Know what your AI workflow is likely to cost.
Compare models, prompts, retrieval, retries, and infrastructure in one scenario. Flowcost shows the cost, latency, and hidden dependencies before those decisions turn into code.
Tap a node to compare options
Before you build
Find the tradeoffs before they become rework.
Flowcost is useful while the architecture is still fluid.
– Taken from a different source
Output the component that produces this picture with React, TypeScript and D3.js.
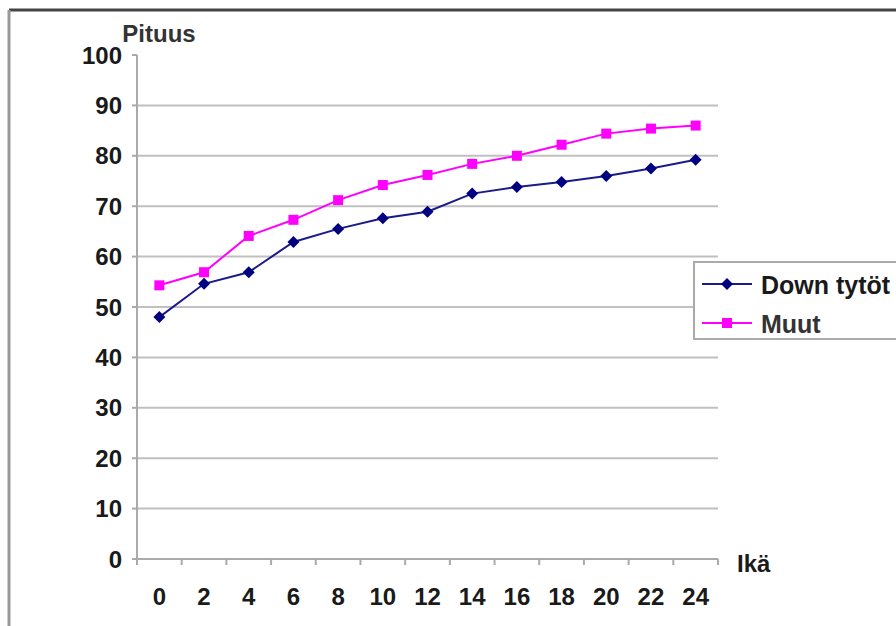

Model the workflow once, test the assumptions that matter, and leave with a scenario your team can review, share, and implement from the same baseline.
Catch token bloat before it ships.
See how workflow prompts, node prompts, and retrieved context change token load, latency, and context-window pressure before those assumptions disappear into implementation.
See when a clever workflow gets expensive.
Add retries, inline tool use, and multi-agent routing to understand when the architecture gets slower, costlier, or harder to justify.
See how costs change when your users change.
Model monthly users as named segments with different share mix and usage levels. Flowcost turns that into one deterministic scenario, so cost and latency move with the audience you actually expect.
See what retrieval really adds to the workflow.
Model the knowledge source, embedding path, vector storage, and backing systems behind retrieval. Then tune runtime mode to see when retrieved context is injected and how much it changes cost, latency, and prompt load.
Find better-fit models before you commit to one.
Browse models filtered to the step you are designing, compare providers and specializations, and see limits, pricing meters, and capability differences before those choices harden into the workflow.
Hand off one scenario, not a vague spec.
Share the workflow with teammates or export a structured implementation brief for a coding agent, with the graph, bindings, infrastructure, and assumptions intact.
One tool
Change one part. Watch the whole scenario move.
A model swap changes more than the model bill. Prompts, retrieval, tools, caching, compute, and service dependencies all move with it. Flowcost keeps those surfaces in one scenario so the tradeoffs stay visible.
Pricing
Start free. One plan when you need more.
The table below stays literal on purpose. Use Flowcost free to pressure-test one workflow with the core catalog, then upgrade when you need broader coverage, more scenarios, and stronger export or sharing controls.
Core $0 | Pro $99/yr | |
|---|---|---|
| Active scenarios | 1 | Unlimited |
| Cloud scenarios | 1 | Unlimited |
| AI model catalog | Core | Full |
| Infrastructure catalog | Core | Full |
| Full cost & latency breakdown | ||
| Minimum viable price | ||
| User personas & demand curves | Core | Full |
| Connected infrastructure | ||
| Multi-modal & agent modeling | ||
| RAG modeling | ||
| Shareable scenario links | Public | Access phrase |
| Variations | 1 | Unlimited |
| Agent handoff export | — | |
| PDF export | — | |
| Duplication control | — | |
| Codebase import CLI | — | Soon |
| Local & self-hosted models | — | Soon |
| AI model recommendations | — | Soon |
FAQ
What Flowcost does (and doesn't)
How current is the pricing data?+
Pricing is retrieved automatically and reviewed by a human before it reaches the catalog. The pipeline runs frequently, so changes from providers are typically reflected within hours, not weeks. If you spot a discrepancy, let us know — corrections ship the same day.
Can I model agentic loops and retries?+
Flowcost models workflows as directed graphs, not cycles. For retries and fallbacks, each node has a goal policy — single-pass, retry-once, or escalate-to-a-stronger-model — that adjusts the effective request count and cost. If your agent design has true feedback loops, flatten them into a linear chain with pass-rate estimates on each branch.
What happens when part of the estimate is incomplete?+
You still get a number. Flowcost returns the total it can calculate and flags every gap explicitly — an unsupported meter, a missing catalog entry, an unresolved infrastructure dimension. The estimate is directional, not silent. You decide whether the known portion is close enough for the decision you are making.
Does Flowcost model latency under load?+
Flowcost estimates per-operation latency based on provider profiles — how long a single call takes, not how it behaves at scale. It does not simulate queue depth, rate-limit backoff, or cold starts. If you need to understand throughput under concurrency, you will still need a load test.
How do I compare different architectures?+
Create variations. Each variation shares the same workflow graph but lets you swap models, infrastructure, and settings independently. You can compare cost, latency, and assumption changes side by side without rebuilding the scenario from scratch.
What can’t Flowcost estimate?+
Anything outside the workflow itself — engineering time today, fine-tuning runs, egress across regions, compliance costs, or spend driven by traffic spikes you haven’t modeled. Flowcost covers the runtime cost and latency of the workflow you define. Everything around it is still yours to account for.
Is this a monitoring tool?+
No. Flowcost is a planning workspace for architecture and economics — before you build or while you are redesigning. It does not connect to production, ingest logs, or track live spend. Use it to compare scenarios, surface tradeoffs, and find your pricing floor before the invoice arrives.